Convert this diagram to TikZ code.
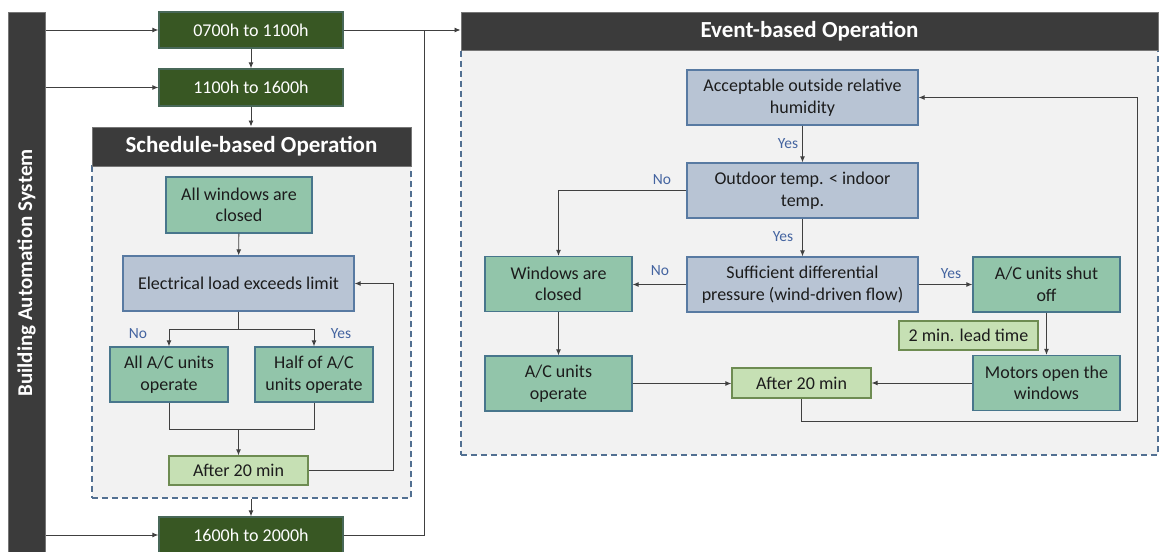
\documentclass[tikz,border=0pt]{standalone}
\usepackage{fontspec}
\setmainfont{Carlito}
\usetikzlibrary{arrows.meta}

\definecolor{timegreen}{RGB}{56,87,35}
\definecolor{timeedge}{RGB}{72,104,88}
\definecolor{actfill}{RGB}{146,197,170}
\definecolor{actedge}{RGB}{72,118,140}
\definecolor{askfill}{RGB}{184,196,212}
\definecolor{askedge}{RGB}{88,122,162}
\definecolor{waitfill}{RGB}{198,224,180}
\definecolor{waitedge}{RGB}{110,140,82}
\definecolor{headgray}{RGB}{59,59,59}
\definecolor{areafill}{RGB}{242,242,242}
\definecolor{areaedge}{RGB}{82,112,146}
\definecolor{linegray}{RGB}{64,64,64}
\definecolor{answerblue}{RGB}{68,100,160}
\definecolor{boxtext}{RGB}{28,28,28}

\tikzset{
	box/.style={draw, line width=1.3pt, inner sep=0pt, align=center, text=boxtext, font=\fontsize{18}{21.5}\selectfont},
	timebox/.style={box, fill=timegreen, draw=timeedge, text=white, minimum width=184, minimum height=36},
	actbox/.style={box, fill=actfill, draw=actedge, minimum width=147, minimum height=55},
	askbox/.style={box, fill=askfill, draw=askedge, minimum width=231, minimum height=55},
	waitbox/.style={box, fill=waitfill, draw=waitedge, minimum width=139, minimum height=29},
	headbar/.style={fill=headgray, draw=headgray!70, line width=1pt, inner sep=0pt, text=white, font=\bfseries\fontsize{23}{27}\selectfont},
	region/.style={fill=areafill, draw=areaedge, line width=1.2pt, dash pattern=on 6pt off 4pt, inner sep=0pt},
	flow/.style={draw=linegray, line width=0.9pt},
	arrow/.style={flow, -{Latex[length=6pt,width=5pt]}},
	answer/.style={text=answerblue, inner sep=0pt, font=\fontsize{15.5}{18}\selectfont},
}

\begin{document}
\begin{tikzpicture}[x=1pt, y=-1pt]
	\useasboundingbox (0,0) rectangle (1163,552);
	% building automation bar
	\node[fill=headgray, draw=headgray!70, line width=1pt, minimum width=37, minimum height=541, inner sep=0pt] (bas) at (26.5,282.5) {};
	\node[rotate=90, text=white, font=\bfseries\fontsize{21}{25}\selectfont] (bastitle) at (26.5,273) {Building Automation System};

	% time slots
	\node[timebox] (morning) at (251,30) {0700h to 1100h};
	\node[timebox, minimum height=37] (midday) at (251,87.5) {1100h to 1600h};
	\node[timebox] (evening) at (251,535) {1600h to 2000h};
	\draw[arrow] (morning.west -| bas.east) -- (morning.west);
	\draw[arrow] (midday.west -| bas.east) -- (midday.west);
	\draw[arrow] (evening.west -| bas.east) -- (evening.west);
	\draw[arrow] (morning) -- (midday);

	% schedule-based operation
	\node[region, minimum width=319, minimum height=332] (schedarea) at (251.5,332) {};
	\node[headbar, minimum width=319, minimum height=39] (schedhead) at (251.5,146.5) {Schedule-based Operation};
	\draw[arrow] (midday.south) -- (midday.south |- schedhead.north);
	\draw[arrow] (evening.north |- schedarea.south) -- (evening.north);

	\node[actbox, minimum width=146, minimum height=56] (allclosed) at (239,205) {All windows are\\closed};
	\node[askbox] (elload) at (238.5,283.5) {Electrical load exceeds limit};
	\node[actbox, minimum width=118] (allac) at (169,374.5) {All A/C units\\operate};
	\node[actbox, minimum width=118] (halfac) at (314,374.5) {Half of A/C\\units operate};
	\node[waitbox] (schedwait) at (238.5,470.5) {After 20 min};

	\coordinate (split) at (238.5,329);
	\coordinate (merge) at (238.5,429);
	\draw[arrow] (allclosed) -- (elload);
	\draw[flow] (elload) -- (split);
	\draw[arrow] (split) -| (allac);
	\draw[arrow] (split) -| (halfac);
	\node[answer] (schedno) at (138,334) {No};
	\node[answer] (schedyes) at (341,334) {Yes};
	\draw[flow] (allac) |- (merge);
	\draw[flow] (halfac) |- (merge);
	\draw[arrow] (merge) -- (schedwait);
	\draw[arrow] (schedwait.east) -- ++(85,0) |- (elload.east);	% back to the load check

	% event-based operation
	\node[region, minimum width=697, minimum height=405] (eventarea) at (809.5,252.5) {};
	\node[headbar, minimum width=697, minimum height=38] (eventhead) at (809.5,31) {Event-based Operation};
	\coordinate (bus) at (424,30);
	\draw[arrow] (morning.east) -- (morning.east -| eventhead.west);
	\draw[flow] (evening.east) -| (bus);

	\node[askbox] (humid) at (802.5,97.5) {Acceptable outside relative\\humidity};
	\node[askbox] (outdoor) at (802.5,190.5) {Outdoor temp. < indoor\\temp.};
	\node[askbox] (pressure) at (802.5,284.5) {Sufficient differential\\pressure (wind-driven flow)};
	\node[actbox] (winclosed) at (558.5,284) {Windows are\\closed};
	\node[actbox] (acop) at (558.5,383.5) {A/C units\\operate};
	\node[actbox] (acoff) at (1046.5,284.5) {A/C units shut\\off};
	\node[actbox] (motors) at (1046.5,383) {Motors open the\\windows};
	\node[waitbox, minimum height=30] (eventwait) at (801.5,383) {After 20 min};
	\node[waitbox] (leadtime) at (968.5,335.5) {2 min. lead time};

	\draw[arrow] (humid) -- (outdoor);
	\node[answer] (humidyes) at (788,144) {Yes};
	\draw[arrow] (outdoor.west) -| (winclosed.north);
	\node[answer] (outdoorno) at (662,180) {No};
	\draw[arrow] (outdoor) -- (pressure);
	\node[answer] (outdooryes) at (783,237) {Yes};
	\draw[arrow] (pressure.west) -- (pressure.west -| winclosed.east);
	\node[answer] (pressureno) at (660,271) {No};
	\draw[arrow] (pressure.east) -- (pressure.east -| acoff.west);
	\node[answer] (pressureyes) at (951,274) {Yes};
	\draw[arrow] (acoff) -- (motors);
	\draw[arrow] (winclosed) -- (acop);
	\draw[arrow] (acop.east) -- (acop.east -| eventwait.west);
	\draw[arrow] (motors.west) -- (eventwait.east);
	\coordinate (loopcorner) at (1137,421);
	\draw[arrow] (eventwait.south) |- (loopcorner) |- (humid.east);	% back to humidity check
\end{tikzpicture}
\end{document}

::::::

▶ _THE TASK_
Set every line down exactly as written, leaving each picture out.

▶ _CORRECT ANSWER_
Convert this diagram to TikZ code.
\documentclass[tikz,border=0pt]{standalone}
\usepackage{fontspec}
\setmainfont{Carlito}
\usetikzlibrary{arrows.meta}

\definecolor{timegreen}{RGB}{56,87,35}
\definecolor{timeedge}{RGB}{72,104,88}
\definecolor{actfill}{RGB}{146,197,170}
\definecolor{actedge}{RGB}{72,118,140}
\definecolor{askfill}{RGB}{184,196,212}
\definecolor{askedge}{RGB}{88,122,162}
\definecolor{waitfill}{RGB}{198,224,180}
\definecolor{waitedge}{RGB}{110,140,82}
\definecolor{headgray}{RGB}{59,59,59}
\definecolor{areafill}{RGB}{242,242,242}
\definecolor{areaedge}{RGB}{82,112,146}
\definecolor{linegray}{RGB}{64,64,64}
\definecolor{answerblue}{RGB}{68,100,160}
\definecolor{boxtext}{RGB}{28,28,28}

\tikzset{
	box/.style={draw, line width=1.3pt, inner sep=0pt, align=center, text=boxtext, font=\fontsize{18}{21.5}\selectfont},
	timebox/.style={box, fill=timegreen, draw=timeedge, text=white, minimum width=184, minimum height=36},
	actbox/.style={box, fill=actfill, draw=actedge, minimum width=147, minimum height=55},
	askbox/.style={box, fill=askfill, draw=askedge, minimum width=231, minimum height=55},
	waitbox/.style={box, fill=waitfill, draw=waitedge, minimum width=139, minimum height=29},
	headbar/.style={fill=headgray, draw=headgray!70, line width=1pt, inner sep=0pt, text=white, font=\bfseries\fontsize{23}{27}\selectfont},
	region/.style={fill=areafill, draw=areaedge, line width=1.2pt, dash pattern=on 6pt off 4pt, inner sep=0pt},
	flow/.style={draw=linegray, line width=0.9pt},
	arrow/.style={flow, -{Latex[length=6pt,width=5pt]}},
	answer/.style={text=answerblue, inner sep=0pt, font=\fontsize{15.5}{18}\selectfont},
}

\begin{document}
\begin{tikzpicture}[x=1pt, y=-1pt]
	\useasboundingbox (0,0) rectangle (1163,552);
	% building automation bar
	\node[fill=headgray, draw=headgray!70, line width=1pt, minimum width=37, minimum height=541, inner sep=0pt] (bas) at (26.5,282.5) {};
	\node[rotate=90, text=white, font=\bfseries\fontsize{21}{25}\selectfont] (bastitle) at (26.5,273) {Building Automation System};

	% time slots
	\node[timebox] (morning) at (251,30) {0700h to 1100h};
	\node[timebox, minimum height=37] (midday) at (251,87.5) {1100h to 1600h};
	\node[timebox] (evening) at (251,535) {1600h to 2000h};
	\draw[arrow] (morning.west -| bas.east) -- (morning.west);
	\draw[arrow] (midday.west -| bas.east) -- (midday.west);
	\draw[arrow] (evening.west -| bas.east) -- (evening.west);
	\draw[arrow] (morning) -- (midday);

	% schedule-based operation
	\node[region, minimum width=319, minimum height=332] (schedarea) at (251.5,332) {};
	\node[headbar, minimum width=319, minimum height=39] (schedhead) at (251.5,146.5) {Schedule-based Operation};
	\draw[arrow] (midday.south) -- (midday.south |- schedhead.north);
	\draw[arrow] (evening.north |- schedarea.south) -- (evening.north);

	\node[actbox, minimum width=146, minimum height=56] (allclosed) at (239,205) {All windows are\\closed};
	\node[askbox] (elload) at (238.5,283.5) {Electrical load exceeds limit};
	\node[actbox, minimum width=118] (allac) at (169,374.5) {All A/C units\\operate};
	\node[actbox, minimum width=118] (halfac) at (314,374.5) {Half of A/C\\units operate};
	\node[waitbox] (schedwait) at (238.5,470.5) {After 20 min};

	\coordinate (split) at (238.5,329);
	\coordinate (merge) at (238.5,429);
	\draw[arrow] (allclosed) -- (elload);
	\draw[flow] (elload) -- (split);
	\draw[arrow] (split) -| (allac);
	\draw[arrow] (split) -| (halfac);
	\node[answer] (schedno) at (138,334) {No};
	\node[answer] (schedyes) at (341,334) {Yes};
	\draw[flow] (allac) |- (merge);
	\draw[flow] (halfac) |- (merge);
	\draw[arrow] (merge) -- (schedwait);
	\draw[arrow] (schedwait.east) -- ++(85,0) |- (elload.east);	% back to the load check

	% event-based operation
	\node[region, minimum width=697, minimum height=405] (eventarea) at (809.5,252.5) {};
	\node[headbar, minimum width=697, minimum height=38] (eventhead) at (809.5,31) {Event-based Operation};
	\coordinate (bus) at (424,30);
	\draw[arrow] (morning.east) -- (morning.east -| eventhead.west);
	\draw[flow] (evening.east) -| (bus);

	\node[askbox] (humid) at (802.5,97.5) {Acceptable outside relative\\humidity};
	\node[askbox] (outdoor) at (802.5,190.5) {Outdoor temp. < indoor\\temp.};
	\node[askbox] (pressure) at (802.5,284.5) {Sufficient differential\\pressure (wind-driven flow)};
	\node[actbox] (winclosed) at (558.5,284) {Windows are\\closed};
	\node[actbox] (acop) at (558.5,383.5) {A/C units\\operate};
	\node[actbox] (acoff) at (1046.5,284.5) {A/C units shut\\off};
	\node[actbox] (motors) at (1046.5,383) {Motors open the\\windows};
	\node[waitbox, minimum height=30] (eventwait) at (801.5,383) {After 20 min};
	\node[waitbox] (leadtime) at (968.5,335.5) {2 min. lead time};

	\draw[arrow] (humid) -- (outdoor);
	\node[answer] (humidyes) at (788,144) {Yes};
	\draw[arrow] (outdoor.west) -| (winclosed.north);
	\node[answer] (outdoorno) at (662,180) {No};
	\draw[arrow] (outdoor) -- (pressure);
	\node[answer] (outdooryes) at (783,237) {Yes};
	\draw[arrow] (pressure.west) -- (pressure.west -| winclosed.east);
	\node[answer] (pressureno) at (660,271) {No};
	\draw[arrow] (pressure.east) -- (pressure.east -| acoff.west);
	\node[answer] (pressureyes) at (951,274) {Yes};
	\draw[arrow] (acoff) -- (motors);
	\draw[arrow] (winclosed) -- (acop);
	\draw[arrow] (acop.east) -- (acop.east -| eventwait.west);
	\draw[arrow] (motors.west) -- (eventwait.east);
	\coordinate (loopcorner) at (1137,421);
	\draw[arrow] (eventwait.south) |- (loopcorner) |- (humid.east);	% back to humidity check
\end{tikzpicture}
\end{document}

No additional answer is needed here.